Philadelphia Eagles: Can Bryce Brown Be Fixed?

Cody Swartz@cbswartz5Senior Writer IDecember 14, 2012

PHILADELPHIA, PA - DECEMBER 13:  Bryce Brown #34 of the Philadelphia Eagles carries the ball in the second quarter against the Cincinnati Bengals on December 13, 2012 at Lincoln Financial Field in Philadelphia, Pennsylvania.  (Photo by Elsa/Getty Images)
Elsa/Getty Images

Through his first two NFL starts, Bryce Brown looked to be the real deal. He displayed impressive power and speed, while showing an ability to carry the offense. Brown racked up a total of 347 rushing yards and ran for two touchdowns in each outing.

However, Brown did fumble the football three times, losing all of them. Since then, he’s carried the football 28 times and gained just 40 yards. That’s an average of 1.4 yards per carry.

He’s fumbled the ball once since then, losing it against the Cincinnati Bengals.
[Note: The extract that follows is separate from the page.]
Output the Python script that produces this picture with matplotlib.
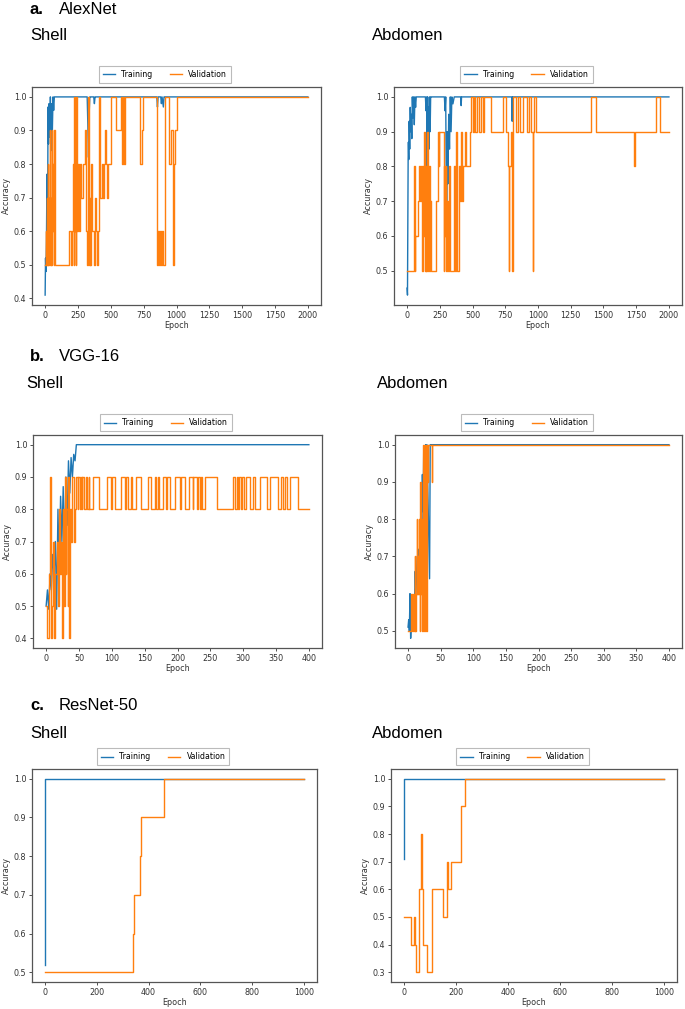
import matplotlib
matplotlib.use('Agg')
import matplotlib.pyplot as plt

# ---- a. AlexNet, shell ----
alex_shell_train_ep = [0, 3, 6, 10, 14, 18, 22, 26, 30, 35, 40, 45, 50, 55, 60, 65, 70, 80,
                       320, 325, 330, 335, 340, 345, 370, 375, 380, 385,
                       850, 855, 860, 880, 885, 890, 900, 905, 910, 2000]
alex_shell_train_acc = [0.41, 0.52, 0.48, 0.57, 0.77, 0.52, 0.97, 0.86, 0.98, 0.88, 1.0, 0.84, 0.98, 0.9, 1.0, 0.96, 1.0, 1.0,
                        1.0, 0.92, 0.82, 0.95, 1.0, 1.0, 1.0, 0.98, 1.0, 1.0,
                        1.0, 0.97, 1.0, 1.0, 0.98, 1.0, 0.97, 1.0, 1.0, 1.0]
alex_shell_val_ep = [0, 4, 8, 12, 16, 20, 24, 28, 32, 36,
                     40, 44, 48, 52, 56, 60, 64, 68, 72, 180,
                     195, 205, 212, 218, 222, 226, 230, 234, 238, 242,
                     246, 250, 255, 262, 270, 285, 300, 308, 322, 330,
                     335, 340, 345, 352, 360, 370, 378, 385, 395, 405,
                     410, 418, 430, 440, 448, 455, 462, 470, 480, 500,
                     540, 575, 585, 590, 600, 610, 725, 735, 745, 850,
                     860, 868, 875, 880, 890, 900, 910, 940, 955, 970,
                     975, 980, 990, 1005, 2000]
alex_shell_val_acc = [0.5, 0.6, 0.5, 0.7, 0.5, 0.8, 0.5, 0.7, 0.6, 0.9,
                      0.5, 0.7, 0.5, 0.9, 0.6, 0.8, 0.5, 0.9, 0.5, 0.6,
                      0.5, 0.6, 0.8, 0.5, 1.0, 0.6, 0.9, 0.5, 1.0, 0.7,
                      0.6, 0.8, 0.6, 0.8, 0.7, 0.8, 0.9, 0.6, 0.5, 1.0,
                      0.5, 0.7, 0.5, 0.8, 0.6, 0.5, 0.7, 0.6, 0.5, 0.6,
                      1.0, 0.7, 0.8, 0.7, 0.8, 0.9, 0.8, 0.7, 0.8, 1.0,
                      0.9, 1.0, 0.8, 1.0, 0.8, 1.0, 0.8, 0.9, 1.0, 0.5,
                      0.6, 0.5, 0.6, 0.5, 0.6, 0.5, 1.0, 0.8, 0.9, 0.8,
                      0.5, 0.8, 0.9, 1.0, 1.0]

# ---- a. AlexNet, abdomen ----
alex_abd_train_ep = [0, 3, 5, 8, 10, 13, 16, 20, 24, 28, 32, 36, 40, 45, 50, 55, 60, 65, 70,
                     140, 145, 150, 153, 157, 160, 164, 168, 172, 176, 180, 185,
                     285, 290, 295, 300, 303, 307, 312, 318, 324, 330, 336, 342, 350, 360,
                     410, 413, 416, 800, 803, 806, 2000]
alex_abd_train_acc = [0.45, 0.43, 0.59, 0.82, 0.87, 0.82, 0.93, 0.85, 0.97, 0.9, 0.95, 0.88, 1.0, 0.94, 1.0, 0.92, 1.0, 0.97, 1.0,
                      1.0, 0.96, 1.0, 0.8, 1.0, 0.78, 0.97, 0.85, 1.0, 0.9, 1.0, 1.0,
                      1.0, 0.96, 1.0, 0.7, 0.56, 0.9, 0.75, 0.95, 0.85, 1.0, 0.9, 1.0, 0.98, 1.0,
                      1.0, 0.975, 1.0, 1.0, 0.93, 1.0, 1.0]
alex_abd_val_ep = [0, 56, 59, 64, 80, 94, 100, 108, 115, 122, 128, 132, 137, 142, 147, 152, 157, 162,
                   167, 172, 177, 183, 222, 235, 241, 247, 280, 285, 290, 295, 300, 306, 312, 318, 324,
                   360, 368, 375, 385, 395, 405, 413, 420, 430, 440, 451, 482, 492, 502, 512,
                   522, 532, 553, 565, 578, 591, 642, 731, 757, 770, 777, 780, 795, 803, 806,
                   830, 845, 860, 883, 913, 930, 945, 958, 962, 970, 985, 1005, 1408, 1440,
                   1735, 1741, 1904, 1935, 2000]
alex_abd_val_acc = [0.5, 0.8, 0.5, 0.6, 0.7, 0.8, 0.7, 0.8, 0.5, 0.8, 0.6, 0.9, 0.5, 0.8, 0.5, 0.9, 0.6, 0.5,
                    0.8, 0.5, 0.7, 0.5, 0.7, 0.9, 0.8, 0.9, 0.5, 0.8, 0.6, 0.8, 0.5, 0.7, 0.5, 0.8, 0.5,
                    0.8, 0.5, 0.9, 0.5, 0.8, 0.7, 0.9, 0.7, 0.8, 0.9, 0.8, 0.9, 1.0, 0.9, 1.0,
                    0.9, 1.0, 0.9, 1.0, 0.9, 1.0, 0.9, 1.0, 0.9, 0.8, 0.5, 0.8, 0.9, 0.5, 1.0,
                    0.9, 1.0, 0.9, 1.0, 0.9, 1.0, 0.9, 0.5, 0.9, 1.0, 0.9, 0.9, 1.0, 0.9,
                    0.8, 0.9, 1.0, 0.9, 0.9]

# ---- b. VGG-16, shell ----
vgg_shell_train_ep = [0, 2, 4, 6, 8, 10, 12, 14, 16, 18, 20, 22, 24, 26, 28, 30, 32, 34, 36, 38, 40, 42, 44, 46, 400]
vgg_shell_train_acc = [0.5, 0.55, 0.49, 0.6, 0.55, 0.66, 0.6, 0.7, 0.49, 0.8, 0.6, 0.84, 0.7, 0.87, 0.62, 0.9,
                       0.75, 0.95, 0.85, 0.96, 0.9, 0.97, 0.95, 1.0, 1.0]
vgg_shell_val_ep = [0, 2, 4, 6, 7, 9, 10, 12, 14, 16, 18, 19, 21, 23, 24, 25, 27, 28, 30, 31, 33, 34, 35, 37, 38,
                    40, 42, 44, 46, 48, 49, 51, 53, 54, 55, 57, 60, 62, 65, 66, 71, 81, 92, 99, 101, 105,
                    114, 120, 122, 125, 129, 131, 137, 145, 155, 160, 166, 168, 170, 172, 178, 182, 184, 189,
                    196, 204, 206, 211, 218, 223, 224, 229, 231, 234, 236, 238, 242, 260, 285, 288, 290, 292,
                    294, 296, 298, 302, 305, 310, 315, 318, 326, 336, 341, 353, 357, 361, 363, 366, 371, 383, 400]
vgg_shell_val_acc = [0.5, 0.4, 0.6, 0.9, 0.4, 0.5, 0.7, 0.4, 0.6, 0.7, 0.5, 0.8, 0.6, 0.7, 0.4, 0.8, 0.5, 0.9, 0.6,
                     0.8, 0.5, 0.9, 0.4, 0.8, 0.7, 0.9, 0.7, 0.8, 0.9, 0.8, 0.9, 0.8, 0.9, 0.8, 0.9, 0.8,
                     0.9, 0.8, 0.9, 0.8, 0.9, 0.8, 0.9, 0.8, 0.9, 0.8, 0.9, 0.8, 0.9, 0.8, 0.9, 0.8, 0.9,
                     0.8, 0.9, 0.8, 0.9, 0.8, 0.9, 0.8, 0.9, 0.8, 0.9, 0.8, 0.9, 0.8, 0.9, 0.8, 0.9, 0.8,
                     0.9, 0.8, 0.9, 0.8, 0.9, 0.8, 0.9, 0.8, 0.9, 0.8, 0.9, 0.8, 0.9, 0.8, 0.9, 0.8, 0.9,
                     0.8, 0.9, 0.8, 0.9, 0.8, 0.9, 0.8, 0.9, 0.8, 0.9, 0.8, 0.9, 0.8, 0.8]

# ---- b. VGG-16, abdomen ----
vgg_abd_train_ep = [0, 1, 2, 3, 4, 5, 6, 8, 9, 11, 12, 14, 15, 17, 18, 20, 21, 22, 23, 24, 25, 26, 27, 28, 29, 33, 34, 400]
vgg_abd_train_acc = [0.51, 0.53, 0.5, 0.6, 0.48, 0.52, 0.5, 0.56, 0.5, 0.66, 0.6, 0.7, 0.63, 0.72, 0.68, 0.86,
                     0.78, 0.92, 0.82, 0.98, 0.54, 0.92, 1.0, 0.8, 1.0, 0.64, 1.0, 1.0]
vgg_abd_val_ep = [0, 5, 6, 8, 9, 10, 11, 12, 13, 14, 15, 16, 17, 18, 19, 20, 21, 22, 23, 24, 25, 26, 27, 28,
                  29, 30, 31, 36, 37, 400]
vgg_abd_val_acc = [0.5, 0.6, 0.5, 0.6, 0.5, 0.7, 0.5, 0.6, 0.8, 0.6, 0.7, 0.6, 0.8, 0.5, 0.9, 0.6, 0.8, 0.5,
                   1.0, 0.8, 0.5, 1.0, 0.9, 0.5, 1.0, 0.9, 1.0, 0.9, 1.0, 1.0]

# ---- c. ResNet-50 ----
res_shell_train_ep = [0, 1, 1000]
res_shell_train_acc = [0.52, 1.0, 1.0]
res_shell_val_ep = [0, 338, 345, 365, 372, 458, 1000]
res_shell_val_acc = [0.5, 0.6, 0.7, 0.8, 0.9, 1.0, 1.0]

res_abd_train_ep = [0, 1, 1000]
res_abd_train_acc = [0.71, 1.0, 1.0]
res_abd_val_ep = [0, 27, 38, 42, 46, 59, 65, 68, 72, 90, 106, 151, 164, 170, 181, 218, 220, 236, 1000]
res_abd_val_acc = [0.5, 0.4, 0.5, 0.4, 0.3, 0.6, 0.8, 0.6, 0.4, 0.3, 0.6, 0.5, 0.7, 0.6, 0.7, 0.8, 0.9, 1.0, 1.0]

W, H = 685, 1009
BLUE = '#1f77b4'
ORANGE = '#ff7f0e'

fig = plt.figure(figsize=(W / 100, H / 100), dpi=100)
fig.patch.set_facecolor('white')


def make_axes(left, right, top, bottom):
    return fig.add_axes([left / W, 1 - bottom / H, (right - left) / W, (bottom - top) / H])


def draw_panel(ax, tr_ep, tr_acc, va_ep, va_acc, xticks, yticks, steps_train=False):
    ax.plot(tr_ep, tr_acc, color=BLUE, lw=1.0, label='Training',
            drawstyle='steps-post' if steps_train else 'default')
    ax.plot(va_ep, va_acc, color=ORANGE, lw=1.0, label='Validation', drawstyle='steps-post')
    ax.set_xticks(xticks)
    ax.set_yticks(yticks)
    ax.set_yticklabels(['%.1f' % v for v in yticks])
    ax.tick_params(labelsize=5.8, length=2, width=0.6, colors='#333333', pad=2)
    for s in ax.spines.values():
        s.set_color('#555555')
        s.set_linewidth(0.9)
    ax.set_xlabel('Epoch', fontsize=5.8, color='#333333', labelpad=1)
    ax.set_ylabel('Accuracy', fontsize=5.8, color='#333333', labelpad=2)
    leg = ax.legend(loc='lower center', bbox_to_anchor=(0.46, 1.018), ncol=2, fontsize=5.6,
                    frameon=True, fancybox=False, handlelength=1.6, columnspacing=2.2,
                    borderaxespad=0, borderpad=0.5)
    leg.get_frame().set_edgecolor('#aaaaaa')
    leg.get_frame().set_linewidth(0.8)


alex_x = [0, 250, 500, 750, 1000, 1250, 1500, 1750, 2000]
vgg_x = [0, 50, 100, 150, 200, 250, 300, 350, 400]
res_x = [0, 200, 400, 600, 800, 1000]

ax = make_axes(32, 321, 87, 305)
draw_panel(ax, alex_shell_train_ep, alex_shell_train_acc, alex_shell_val_ep, alex_shell_val_acc,
           alex_x, [0.4, 0.5, 0.6, 0.7, 0.8, 0.9, 1.0])
ax = make_axes(394, 682, 87, 305)
draw_panel(ax, alex_abd_train_ep, alex_abd_train_acc, alex_abd_val_ep, alex_abd_val_acc,
           alex_x, [0.5, 0.6, 0.7, 0.8, 0.9, 1.0])

ax = make_axes(33, 322, 435, 648)
draw_panel(ax, vgg_shell_train_ep, vgg_shell_train_acc, vgg_shell_val_ep, vgg_shell_val_acc,
           vgg_x, [0.4, 0.5, 0.6, 0.7, 0.8, 0.9, 1.0])
ax = make_axes(395, 682, 435, 648)
draw_panel(ax, vgg_abd_train_ep, vgg_abd_train_acc, vgg_abd_val_ep, vgg_abd_val_acc,
           vgg_x, [0.5, 0.6, 0.7, 0.8, 0.9, 1.0])

ax = make_axes(32, 317, 769, 982)
draw_panel(ax, res_shell_train_ep, res_shell_train_acc, res_shell_val_ep, res_shell_val_acc,
           res_x, [0.5, 0.6, 0.7, 0.8, 0.9, 1.0], steps_train=True)
ax = make_axes(391, 677, 769, 982)
draw_panel(ax, res_abd_train_ep, res_abd_train_acc, res_abd_val_ep, res_abd_val_acc,
           res_x, [0.3, 0.4, 0.5, 0.6, 0.7, 0.8, 0.9, 1.0], steps_train=True)

# headings
head_font = ['Liberation Sans', 'DejaVu Sans']
headers = [('a.', 'AlexNet', 9), ('b.', 'VGG-16', 356), ('c.', 'ResNet-50', 705)]
for letter, name, y in headers:
    fig.text(30 / W, 1 - y / H, letter, fontsize=12, fontweight='bold', family=head_font, va='center')
    fig.text(59 / W, 1 - y / H, name, fontsize=12, family=head_font, va='center')

subs = [(30, 36, 'Shell'), (372, 36, 'Abdomen'), (26, 384, 'Shell'), (377, 384, 'Abdomen'),
        (30, 733, 'Shell'), (372, 733, 'Abdomen')]
for x, y, t in subs:
    fig.text(x / W, 1 - y / H, t, fontsize=12, family=head_font, va='center')

plt.savefig('out.png', dpi=100)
He’s shown a scary level of regression, bouncing to the outside to avoid would-be blockers.  Brown seems to almost anticipate the hits coming before he takes the contact.

Look at his fumble on Thursday night against the Bengals.

The Eagles were down 17-13 against the Bengals, trying to get back on track following Nick Foles’ interception to Leon Hall. Brown lined up as the lone back in the backfield.

Upon taking the snap, Bengals defensive tackle Pat Sims had already beat Eagles’ left guard Evan Mathis. In fact, Mathis later took full responsibility for the play.

Just talked to Evan Mathis. He took full responsibility for Brown fumble. He missed block on Sims. Still Mathis did a job on Atkins all game

— Jeff McLane (@Jeff_McLane) December 14, 2012


It was a rough situation for Brown.

Literally, as he was getting the ball from Foles, the Bengals’ 340-pound defensive tackle was bearing down on him. The official stat sheet credited the fumble to Foles, but take a look here.

Foles has the ball shoved into Brown’s stomach, but Brown wasn’t paying attention to getting the ball. Brown was focused solely on the hit he was about to take from Sims. But Brown isn’t the first running back to be hit in the backfield, and fumbling the football there is inexcusable.

As you can see, Brown never possessed the football. It slipped through his hands upon receiving the handoff and Bengals defensive end Wallace Gilberry scooped it up for a touchdown.

Brown has more problems than just the fumbles, though. He’s all but refused to run between the tackles in the last two games, a la Reggie Bush from his USC days.

That will work at the high school level and even the college level for the most talented of backs. But in the National Football League, the defensive ends and linebackers are just too fast.

Cornerbacks can tackle. Safeties anticipate a running back that’s always looking to go outside. And once that running back gets a reputation as one that doesn’t like contact, he’s going to get a lot of contact.

Brown never really played college football, so he’s still learning the intricacies of the running back position. When the Eagles drafted Brown in the seventh round of the 2011 NFL draft, it was more on potential than the numbers he had put up.

Brown is extremely raw as a runner and he’s a poor blocker.

His terrific numbers were against a Carolina Panthers team that ranks 18th in rushing yards allowed per attempt and a Dallas Cowboys team that ranks 23rd. He faced much stiffer competition in the games against the Tampa Bay Buccaneers (1st) and the Bengals (11th).

Brown will likely get his fair share of carries in the final two weeks, as the Eagles play the Washington Redskins and New York Giants. The Eagles aren’t going anywhere at 4-10, and they need to see what they have in their young players.

If Brown can hold onto the football, he has a chance to be one of the best backups in the league in 2013. After all, his two-game stretch had football fans everywhere talking about a two-headed running back tandem featuring LeSean McCoy and Brown.

Running backs coach Ted Williams is one of the best in the business. After all, Brian Westbrook fumbled just 12 times in 107 games with the Eagles and played all of 2011 (an All-Pro season) without losing a fumble.

Brown has four in four starts (13 games).

Williams will work with Brown, showing him how to avoid holding the ball like a he's advertising it to the defense. He'll teach him how to switch hands when he breaks a long run so that the ball always remains away from the defenders.

But if Brown doesn’t fix his major flaws, he won’t see any action in 2013.

He’ll spend most of his time watching his teammates from the bench, like he did late in Thursday's contest after his fumble.